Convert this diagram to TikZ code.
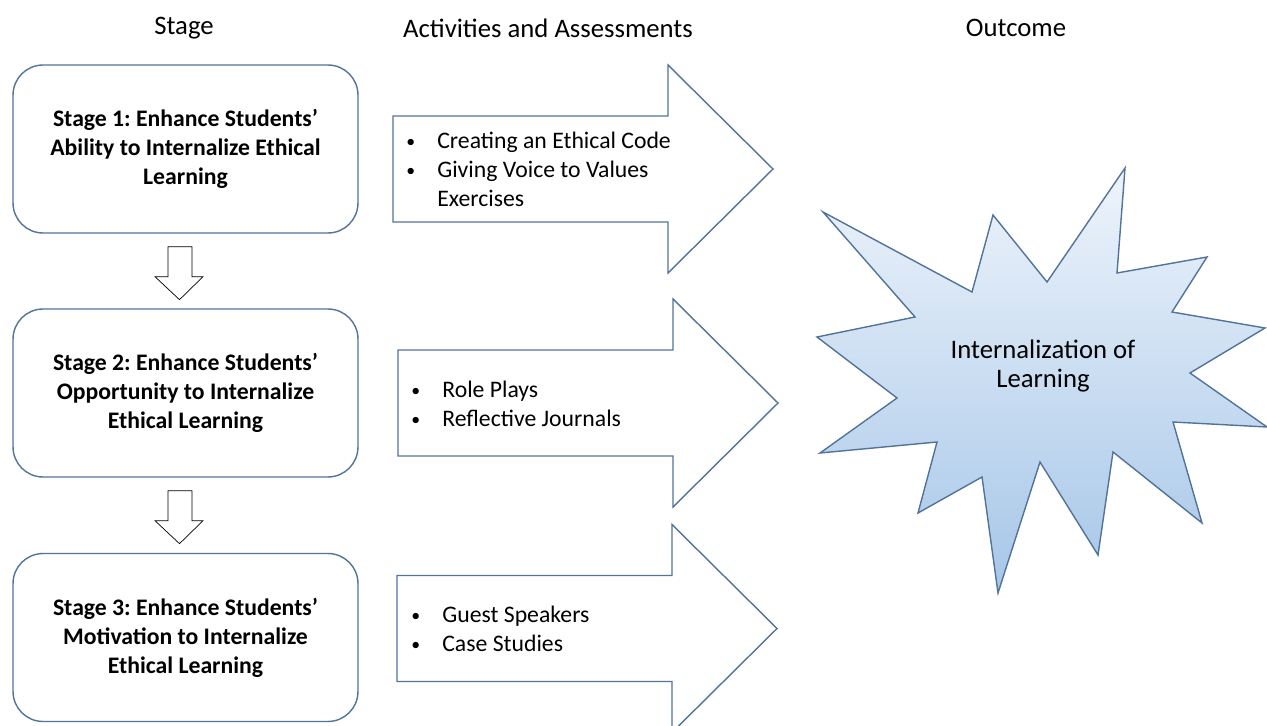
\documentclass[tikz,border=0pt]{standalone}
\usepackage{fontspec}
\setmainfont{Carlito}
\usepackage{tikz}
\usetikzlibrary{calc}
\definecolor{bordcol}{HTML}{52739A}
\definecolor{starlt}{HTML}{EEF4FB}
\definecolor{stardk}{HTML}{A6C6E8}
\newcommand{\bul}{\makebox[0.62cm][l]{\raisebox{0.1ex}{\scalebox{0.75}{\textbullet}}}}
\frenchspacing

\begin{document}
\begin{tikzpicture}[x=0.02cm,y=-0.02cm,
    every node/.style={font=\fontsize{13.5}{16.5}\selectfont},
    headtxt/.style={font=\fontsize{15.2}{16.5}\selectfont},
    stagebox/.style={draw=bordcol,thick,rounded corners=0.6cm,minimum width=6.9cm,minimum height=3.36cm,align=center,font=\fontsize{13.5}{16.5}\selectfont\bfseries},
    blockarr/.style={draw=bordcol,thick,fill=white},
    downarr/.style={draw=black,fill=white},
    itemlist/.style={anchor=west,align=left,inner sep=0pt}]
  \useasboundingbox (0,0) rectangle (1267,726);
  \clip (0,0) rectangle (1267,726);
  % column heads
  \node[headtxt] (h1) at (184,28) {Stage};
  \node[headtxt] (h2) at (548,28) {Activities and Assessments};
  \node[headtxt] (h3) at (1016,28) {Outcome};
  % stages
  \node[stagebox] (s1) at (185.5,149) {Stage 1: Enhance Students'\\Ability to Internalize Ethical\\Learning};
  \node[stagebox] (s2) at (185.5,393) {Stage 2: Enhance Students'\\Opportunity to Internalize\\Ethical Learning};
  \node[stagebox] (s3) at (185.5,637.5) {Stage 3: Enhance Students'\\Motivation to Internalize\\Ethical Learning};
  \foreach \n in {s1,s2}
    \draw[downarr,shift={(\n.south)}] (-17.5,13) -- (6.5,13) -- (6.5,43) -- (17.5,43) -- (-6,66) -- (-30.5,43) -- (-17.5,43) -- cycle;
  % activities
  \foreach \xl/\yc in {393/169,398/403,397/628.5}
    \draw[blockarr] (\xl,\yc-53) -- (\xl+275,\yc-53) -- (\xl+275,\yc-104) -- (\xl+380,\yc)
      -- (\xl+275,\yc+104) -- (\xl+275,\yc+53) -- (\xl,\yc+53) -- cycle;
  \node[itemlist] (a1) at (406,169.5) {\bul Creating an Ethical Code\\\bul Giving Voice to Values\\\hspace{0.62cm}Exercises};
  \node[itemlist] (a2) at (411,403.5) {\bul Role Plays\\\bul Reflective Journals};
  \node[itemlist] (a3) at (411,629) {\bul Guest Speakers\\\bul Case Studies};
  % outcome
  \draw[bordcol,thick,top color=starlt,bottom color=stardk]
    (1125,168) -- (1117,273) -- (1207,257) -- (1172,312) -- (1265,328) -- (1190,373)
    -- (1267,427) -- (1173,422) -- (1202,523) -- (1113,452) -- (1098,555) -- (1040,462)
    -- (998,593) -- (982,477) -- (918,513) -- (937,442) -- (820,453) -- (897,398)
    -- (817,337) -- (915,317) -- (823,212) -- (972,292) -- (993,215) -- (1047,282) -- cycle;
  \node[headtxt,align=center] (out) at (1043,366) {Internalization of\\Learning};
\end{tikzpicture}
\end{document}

____________

■ REQUIRED TASK:
Reproduce every line precisely as given, omitting all pictures.

■ THE SOLUTION:
Convert this diagram to TikZ code.
\documentclass[tikz,border=0pt]{standalone}
\usepackage{fontspec}
\setmainfont{Carlito}
\usepackage{tikz}
\usetikzlibrary{calc}
\definecolor{bordcol}{HTML}{52739A}
\definecolor{starlt}{HTML}{EEF4FB}
\definecolor{stardk}{HTML}{A6C6E8}
\newcommand{\bul}{\makebox[0.62cm][l]{\raisebox{0.1ex}{\scalebox{0.75}{\textbullet}}}}
\frenchspacing

\begin{document}
\begin{tikzpicture}[x=0.02cm,y=-0.02cm,
    every node/.style={font=\fontsize{13.5}{16.5}\selectfont},
    headtxt/.style={font=\fontsize{15.2}{16.5}\selectfont},
    stagebox/.style={draw=bordcol,thick,rounded corners=0.6cm,minimum width=6.9cm,minimum height=3.36cm,align=center,font=\fontsize{13.5}{16.5}\selectfont\bfseries},
    blockarr/.style={draw=bordcol,thick,fill=white},
    downarr/.style={draw=black,fill=white},
    itemlist/.style={anchor=west,align=left,inner sep=0pt}]
  \useasboundingbox (0,0) rectangle (1267,726);
  \clip (0,0) rectangle (1267,726);
  % column heads
  \node[headtxt] (h1) at (184,28) {Stage};
  \node[headtxt] (h2) at (548,28) {Activities and Assessments};
  \node[headtxt] (h3) at (1016,28) {Outcome};
  % stages
  \node[stagebox] (s1) at (185.5,149) {Stage 1: Enhance Students'\\Ability to Internalize Ethical\\Learning};
  \node[stagebox] (s2) at (185.5,393) {Stage 2: Enhance Students'\\Opportunity to Internalize\\Ethical Learning};
  \node[stagebox] (s3) at (185.5,637.5) {Stage 3: Enhance Students'\\Motivation to Internalize\\Ethical Learning};
  \foreach \n in {s1,s2}
    \draw[downarr,shift={(\n.south)}] (-17.5,13) -- (6.5,13) -- (6.5,43) -- (17.5,43) -- (-6,66) -- (-30.5,43) -- (-17.5,43) -- cycle;
  % activities
  \foreach \xl/\yc in {393/169,398/403,397/628.5}
    \draw[blockarr] (\xl,\yc-53) -- (\xl+275,\yc-53) -- (\xl+275,\yc-104) -- (\xl+380,\yc)
      -- (\xl+275,\yc+104) -- (\xl+275,\yc+53) -- (\xl,\yc+53) -- cycle;
  \node[itemlist] (a1) at (406,169.5) {\bul Creating an Ethical Code\\\bul Giving Voice to Values\\\hspace{0.62cm}Exercises};
  \node[itemlist] (a2) at (411,403.5) {\bul Role Plays\\\bul Reflective Journals};
  \node[itemlist] (a3) at (411,629) {\bul Guest Speakers\\\bul Case Studies};
  % outcome
  \draw[bordcol,thick,top color=starlt,bottom color=stardk]
    (1125,168) -- (1117,273) -- (1207,257) -- (1172,312) -- (1265,328) -- (1190,373)
    -- (1267,427) -- (1173,422) -- (1202,523) -- (1113,452) -- (1098,555) -- (1040,462)
    -- (998,593) -- (982,477) -- (918,513) -- (937,442) -- (820,453) -- (897,398)
    -- (817,337) -- (915,317) -- (823,212) -- (972,292) -- (993,215) -- (1047,282) -- cycle;
  \node[headtxt,align=center] (out) at (1043,366) {Internalization of\\Learning};
\end{tikzpicture}
\end{document}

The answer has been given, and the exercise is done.